Stakes are high for such definitions: getting such a designation makes the institution tax-exempt. The issue was forced by a court ruling revoking a Pike County summer camp’s status (the application was first rejected by the county’s assessment board). Since then, lawmakers have swooped in to try to clarify the rules defining such charities, beginning with a lengthy constitutional amendment process to grant themselves the power to decide which charities are purely public.

Jeff Engle, a Dauphin County Board of Assessment solicitor, sees the laws themselves as the problem. Many determinations land in court. And according to Engle, it’s because boards like his, especially in rural counties, are often overwhelmed by the legal tests necessary to determine a group’s tax-exempt status.

“The local boards don’t have the boots on the ground and necessarily the personnel to deal with it,” Engle said. “I mean, we’re all electricians and plumbers and you’re asking us to build a space shuttle.”

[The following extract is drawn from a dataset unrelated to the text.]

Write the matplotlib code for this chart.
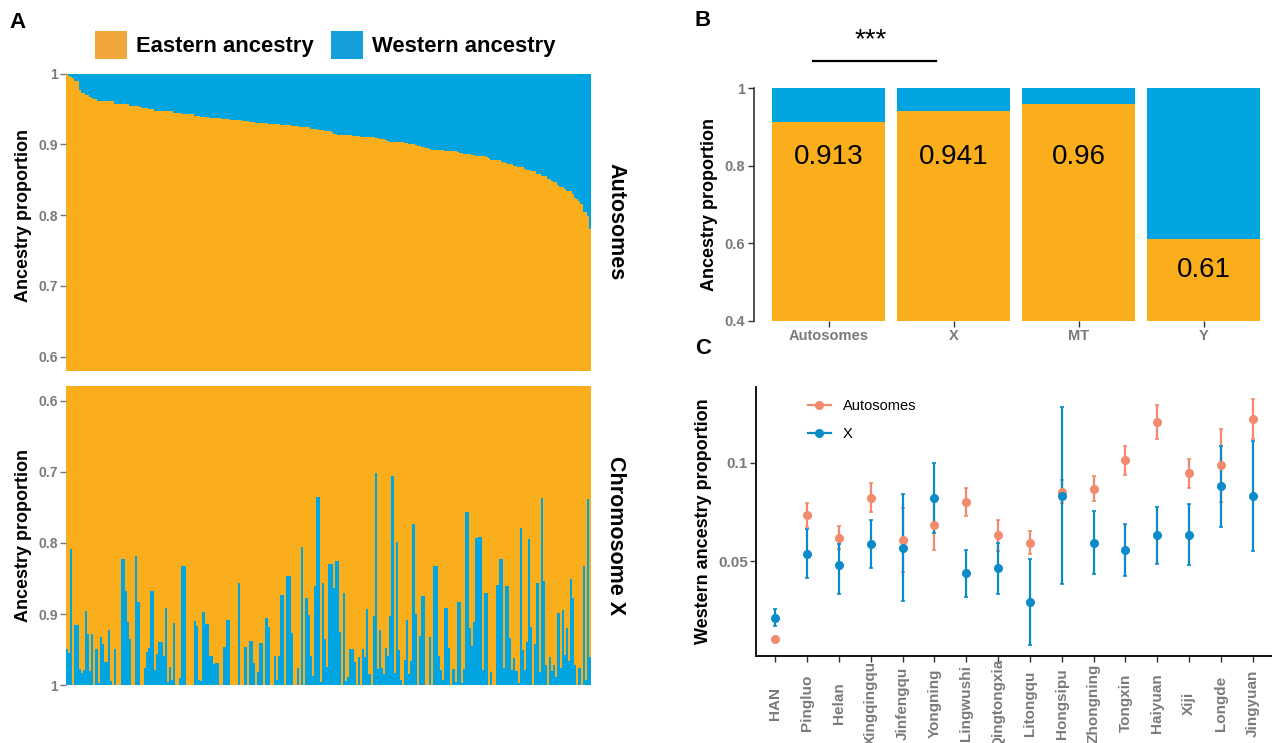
import numpy as np
import matplotlib
matplotlib.use("Agg")
import matplotlib.pyplot as plt
from matplotlib.patches import Patch
from matplotlib.lines import Line2D

plt.rcParams['font.family'] = ['Liberation Sans', 'DejaVu Sans']

W, H = 1272, 743
ORANGE = '#FAAE1B'
BLUE = '#00A4E1'
GREY = '#7A7A7A'
AUTO_COL = '#F28B6E'
X_COL = '#0B8BC7'

# ---- panel A: eastern ancestry per individual (sorted by autosomes) ----
auto_east = [
    1.000, 0.997, 0.996, 0.994, 0.990, 0.990, 0.977, 0.973, 0.973, 0.970,
    0.970, 0.967, 0.966, 0.964, 0.964, 0.962, 0.962, 0.962, 0.962, 0.961,
    0.961, 0.961, 0.961, 0.958, 0.958, 0.957, 0.957, 0.957, 0.957, 0.957,
    0.955, 0.954, 0.954, 0.954, 0.954, 0.953, 0.952, 0.952, 0.952, 0.950,
    0.950, 0.950, 0.948, 0.948, 0.948, 0.948, 0.948, 0.947, 0.947, 0.947,
    0.947, 0.945, 0.944, 0.944, 0.944, 0.943, 0.943, 0.943, 0.943, 0.943,
    0.943, 0.941, 0.941, 0.940, 0.939, 0.939, 0.939, 0.939, 0.937, 0.937,
    0.937, 0.937, 0.937, 0.937, 0.936, 0.936, 0.936, 0.936, 0.934, 0.934,
    0.934, 0.934, 0.934, 0.934, 0.933, 0.933, 0.933, 0.932, 0.932, 0.932,
    0.930, 0.930, 0.930, 0.930, 0.930, 0.930, 0.929, 0.929, 0.929, 0.929,
    0.929, 0.929, 0.927, 0.927, 0.927, 0.927, 0.927, 0.926, 0.926, 0.926,
    0.926, 0.925, 0.925, 0.925, 0.925, 0.925, 0.922, 0.922, 0.922, 0.922,
    0.920, 0.920, 0.920, 0.919, 0.919, 0.919, 0.918, 0.915, 0.915, 0.913,
    0.913, 0.913, 0.913, 0.913, 0.913, 0.913, 0.912, 0.912, 0.912, 0.912,
    0.910, 0.910, 0.910, 0.910, 0.910, 0.910, 0.910, 0.909, 0.909, 0.908,
    0.908, 0.908, 0.906, 0.905, 0.903, 0.903, 0.903, 0.903, 0.903, 0.903,
    0.903, 0.902, 0.902, 0.901, 0.901, 0.901, 0.899, 0.898, 0.898, 0.897,
    0.896, 0.895, 0.895, 0.893, 0.892, 0.892, 0.892, 0.892, 0.892, 0.892,
    0.891, 0.891, 0.891, 0.891, 0.891, 0.891, 0.889, 0.888, 0.888, 0.886,
    0.886, 0.886, 0.886, 0.885, 0.885, 0.884, 0.884, 0.884, 0.884, 0.884,
    0.882, 0.881, 0.878, 0.878, 0.878, 0.878, 0.878, 0.875, 0.875, 0.874,
    0.872, 0.872, 0.872, 0.869, 0.869, 0.868, 0.868, 0.868, 0.865, 0.864,
    0.864, 0.862, 0.862, 0.862, 0.858, 0.858, 0.856, 0.855, 0.855, 0.851,
    0.851, 0.848, 0.847, 0.847, 0.842, 0.840, 0.840, 0.837, 0.834, 0.834,
    0.834, 0.830, 0.825, 0.823, 0.820, 0.816, 0.804, 0.804, 0.799, 0.780,
]

x_east = [
    0.949, 0.954, 0.808, 1.0, 0.915, 0.915, 0.977, 0.983, 0.979, 0.895,
    0.928, 0.980, 0.928, 1.0, 0.949, 0.997, 0.932, 0.942, 0.967, 0.967,
    0.922, 0.994, 1.0, 0.949, 1.0, 1.0, 0.822, 0.822, 0.867, 0.911,
    0.935, 1.0, 1.0, 0.819, 0.883, 1.0, 1.0, 0.976, 0.953, 0.948,
    0.868, 0.868, 0.979, 0.956, 0.939, 0.939, 0.959, 0.891, 0.996, 0.975,
    0.993, 0.912, 1.0, 1.0, 0.990, 0.833, 0.833, 1.0, 1.0, 1.0,
    1.0, 0.909, 0.917, 0.992, 0.994, 0.897, 0.914, 0.914, 0.959, 0.959,
    0.970, 0.969, 0.969, 1.0, 1.0, 0.946, 0.908, 0.908, 1.0, 1.0,
    1.0, 1.0, 0.856,
    1.0, 1.0, 0.946, 1.0, 0.938, 0.938, 0.969, 1.0, 0.982, 0.941,
    0.941, 1.0, 0.905, 0.918, 1.0, 1.0, 0.959, 0.992, 0.959, 0.873,
    0.873, 0.999, 0.847, 0.847, 0.926, 1.0, 1.0, 0.976, 1.0, 0.806,
    1.0, 0.877, 0.901, 0.959, 0.987, 0.861, 0.736, 0.736, 0.996, 0.856,
    0.935, 0.975, 0.830, 0.830, 0.863, 0.825, 0.825, 0.925, 1.0, 0.870,
    0.994, 0.989, 0.949, 0.949, 0.967, 1.0, 0.960, 1.0, 0.949, 0.960,
    0.893, 0.984, 1.0, 0.902, 0.702, 0.977, 0.922, 0.976, 0.984, 0.948,
    0.959, 0.902, 0.706, 0.983, 0.798, 0.950, 0.992, 1.0, 0.965, 0.908,
    0.984, 0.966, 0.774, 0.900, 1.0, 0.931,
    0.874, 0.874, 1.0, 1.0, 0.932, 1.0, 0.832, 0.832, 0.959, 0.979,
    0.993, 0.891, 0.891, 0.948, 1.0, 0.977, 0.996, 0.883, 0.883, 0.997,
    0.977, 0.757, 0.757, 0.919, 0.945, 0.911, 0.793, 0.791, 0.791, 0.979,
    0.870, 0.870, 1.0, 0.982, 1.0, 1.0, 0.859, 0.822, 0.822, 0.976,
    0.860, 0.860, 0.934, 0.979, 0.962, 0.980, 0.997, 0.779, 0.950, 0.979,
    0.939, 0.795, 0.918, 1.0, 0.942, 0.856, 0.982, 0.737, 0.853, 0.972,
    1.0, 0.960, 0.980, 0.972, 0.989, 0.898, 0.976, 0.894, 0.958, 0.919,
    0.966, 0.851, 0.878, 0.972, 1.0, 0.976, 1.0, 0.832, 0.992, 0.738,
    0.960,
]

a_ticks = [0.6, 0.7, 0.8, 0.9, 1.0]
a_ticklabels = ['0.6', '0.7', '0.8', '0.9', '1']

# ---- panel B ----
b_cats = ['Autosomes', 'X', 'MT', 'Y']
b_east = [0.913, 0.941, 0.96, 0.61]
b_label_y = [0.822, 0.822, 0.822, 0.531]   # where the value text sits

# ---- panel C ----
pops = ['HAN', 'Pingluo', 'Helan', 'Xingqingqu', 'Jinfengqu', 'Yongning',
        'Lingwushi', 'Qingtongxia', 'Litongqu', 'Hongsipu', 'Zhongning',
        'Tongxin', 'Haiyuan', 'Xiji', 'Longde', 'Jingyuan']
auto_mean = [0.0105, 0.0734, 0.0619, 0.0822, 0.0605, 0.0681, 0.0798, 0.0632,
             0.0593, 0.0851, 0.0866, 0.1012, 0.1209, 0.0946, 0.0987, 0.1224]
auto_lo = [0.0100, 0.0673, 0.0562, 0.0748, 0.0443, 0.0556, 0.0727, 0.0553,
           0.0535, 0.0795, 0.0803, 0.0938, 0.1122, 0.0873, 0.0802, 0.1119]
auto_hi = [0.0110, 0.0795, 0.0677, 0.0895, 0.0770, 0.0800, 0.0871, 0.0711,
           0.0652, 0.0910, 0.0930, 0.1087, 0.1295, 0.1020, 0.1173, 0.1326]
x_mean = [0.0212, 0.0537, 0.0480, 0.0585, 0.0568, 0.0819, 0.0437, 0.0463,
          0.0291, 0.0832, 0.0593, 0.0556, 0.0631, 0.0634, 0.0880, 0.0831]
x_lo = [0.0169, 0.0414, 0.0332, 0.0463, 0.0297, 0.0640, 0.0319, 0.0332,
        0.0073, 0.0383, 0.0434, 0.0424, 0.0487, 0.0480, 0.0673, 0.0551]
x_hi = [0.0254, 0.0661, 0.0585, 0.0709, 0.0841, 0.0999, 0.0555, 0.0593,
        0.0508, 0.1285, 0.0756, 0.0690, 0.0777, 0.0792, 0.1087, 0.1110]


def box(l, t, r, b):
    return [l / W, 1 - b / H, (r - l) / W, (b - t) / H]


def bold_ticks(ax):
    for t in ax.get_xticklabels() + ax.get_yticklabels():
        t.set_fontweight('bold')


def style_a(ax):
    for s in ax.spines.values():
        s.set_visible(False)
    ax.set_xticks([])
    ax.set_yticks(a_ticks)
    ax.set_yticklabels(a_ticklabels)
    ax.tick_params(axis='y', length=4, width=1, color=GREY, pad=2,
                   labelsize=10, labelcolor=GREY)
    bold_ticks(ax)


fig = plt.figure(figsize=(W / 100, H / 100), dpi=100)

# panel A, autosomes
ae = np.array(auto_east)
xa = np.arange(len(ae))
lo = 0.5795
bw = 1.06  # slight overlap so no white seams between bars
ax1 = fig.add_axes(box(66, 71, 591, 371))
ax1.bar(xa, ae - lo, bottom=lo, width=bw, color=ORANGE, linewidth=0, antialiased=False)
ax1.bar(xa, 1 - ae, bottom=ae, width=bw, color=BLUE, linewidth=0, antialiased=False)
ax1.set_xlim(-0.5, len(ae) - 0.5)
ax1.set_ylim(lo, 1.004)
style_a(ax1)

# panel A, chromosome X (reversed axis)
xe = np.array(x_east)
xx = np.arange(len(xe))
ax2 = fig.add_axes(box(66, 386, 591, 686))
ax2.bar(xx, xe - lo, bottom=lo, width=bw, color=ORANGE, linewidth=0, antialiased=False)
ax2.bar(xx, 1 - xe, bottom=xe, width=bw, color=BLUE, linewidth=0, antialiased=False)
ax2.set_xlim(-0.5, len(xe) - 0.5)
ax2.set_ylim(1.001, lo)
style_a(ax2)

fig.text(24 / W, 1 - 216 / H, 'Ancestry proportion', rotation=90, fontsize=13,
         fontweight='bold', ha='center', va='center')
fig.text(24 / W, 1 - 536 / H, 'Ancestry proportion', rotation=90, fontsize=13,
         fontweight='bold', ha='center', va='center')
fig.text(616 / W, 1 - 222 / H, 'Autosomes', rotation=270, fontsize=15.5,
         fontweight='bold', ha='center', va='center')
fig.text(616 / W, 1 - 536 / H, 'Chromosome X', rotation=270, fontsize=15.5,
         fontweight='bold', ha='center', va='center')

leg_handles = [Patch(facecolor='#F0A63A', edgecolor='none'),
               Patch(facecolor='#129FDB', edgecolor='none')]
fig.legend(leg_handles, ['Eastern ancestry', 'Western ancestry'], loc='center',
           bbox_to_anchor=(325 / W, 1 - 45 / H), ncol=2, frameon=False,
           prop={'size': 15.8, 'weight': 'bold'}, handlelength=1.45, handleheight=1.65,
           handletextpad=0.4, columnspacing=0.8)

# panel B
be = np.array(b_east)
xb = np.arange(1, len(b_cats) + 1)
ax3 = fig.add_axes(box(753.5, 88, 1272, 321))
ax3.bar(xb, be, width=0.9, color=ORANGE, linewidth=0)
ax3.bar(xb, 1 - be, bottom=be, width=0.9, color=BLUE, linewidth=0)
for xi, v, ly in zip(xb, be, b_label_y):
    ax3.text(xi, ly, f'{v:g}', ha='center', va='center', fontsize=20)
ax3.set_xlim(0.4, 4.548)
ax3.set_ylim(0.4, 1.0)
for s in ['top', 'right', 'bottom']:
    ax3.spines[s].set_visible(False)
ax3.spines['left'].set_color('#333333')
ax3.spines['left'].set_linewidth(1.2)
ax3.set_xticks(xb)
ax3.set_xticklabels(b_cats)
ax3.set_yticks([0.4, 0.6, 0.8, 1.0])
ax3.set_yticklabels(['0.4', '0.6', '0.8', '1'])
ax3.tick_params(length=4, width=1, color='#333333', labelsize=10.5, labelcolor=GREY, pad=2)
bold_ticks(ax3)
ax3.set_ylabel('Ancestry proportion', fontsize=13, fontweight='bold', labelpad=5)
ax3.plot([0.876, 1.86], [1.0695, 1.0695], color='black', lw=1.6, clip_on=False)
ax3.text(1.34, 1.122, '***', ha='center', va='center', fontsize=20)

# panel C
xc = np.arange(1, len(pops) + 1)
am, al, ah = np.array(auto_mean), np.array(auto_lo), np.array(auto_hi)
xm, xl, xh = np.array(x_mean), np.array(x_lo), np.array(x_hi)
ax4 = fig.add_axes(box(756, 387, 1272, 656))
ax4.errorbar(xc, am, yerr=[am - al, ah - am], fmt='o', color=AUTO_COL, ms=5.5,
             elinewidth=1.6, capsize=1.5, capthick=1.2)
ax4.errorbar(xc, xm, yerr=[xm - xl, xh - xm], fmt='o', color=X_COL, ms=5.5,
             elinewidth=1.6, capsize=1.5, capthick=1.2)
ax4.set_xlim(0.4, 16.6)
ax4.set_ylim(0.0017, 0.1385)
for s in ['top', 'right']:
    ax4.spines[s].set_visible(False)
for s in ['left', 'bottom']:
    ax4.spines[s].set_color('black')
    ax4.spines[s].set_linewidth(1.3)
ax4.set_xticks(xc)
ax4.set_xticklabels(pops, rotation=90, va='center', ha='center')
ax4.set_yticks([0.05, 0.1])
ax4.set_yticklabels(['0.05', '0.1'])
ax4.tick_params(length=4, width=1, color='#333333', labelsize=11, labelcolor=GREY, pad=2)
ax4.tick_params(axis='x', labelsize=11, pad=30)
bold_ticks(ax4)
ax4.set_ylabel('Western ancestry proportion', fontsize=13, fontweight='bold', labelpad=4)
c_handles = [Line2D([0], [0], color=AUTO_COL, marker='o', ms=5.5, lw=1.6),
             Line2D([0], [0], color=X_COL, marker='o', ms=5.5, lw=1.6)]
ax4.legend(c_handles, ['Autosomes', 'X'], loc='upper left', bbox_to_anchor=(0.075, 1.005),
           frameon=False, fontsize=10.5, handlelength=1.6, labelspacing=0.95)

fig.text(9 / W, 1 - 22 / H, 'A', fontsize=16, fontweight='bold', ha='left', va='center')
fig.text(695 / W, 1 - 20 / H, 'B', fontsize=16, fontweight='bold', ha='left', va='center')
fig.text(695 / W, 1 - 348 / H, 'C', fontsize=16, fontweight='bold', ha='left', va='center')

fig.savefig('out.png', dpi=100)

Engle plans to testify at a Thursday hearing on the law governing purely public charities. He said short of shedding state laws, one remedy that may keep these battles out of the courts is creating some kind of centralized way station office to take tax-exempt status applications.

“Every proposed tax-exempt entity would have to go, and state their case,” said Engle. “If there was somewhat of a centralized entity that could deal with it, it may help out the 67 counties that don’t have necessarily the ability to deal with each one of these cases.”

Otherwise, Engle said, the court battles will continue – even with additional legal tests added to clarify which institutions are purely public charities, and therefore tax-exempt.

“If you’re going to keep this legislation and carry it on, the tools that are necessary for your typical board of assessment appeals office are not there,” he said.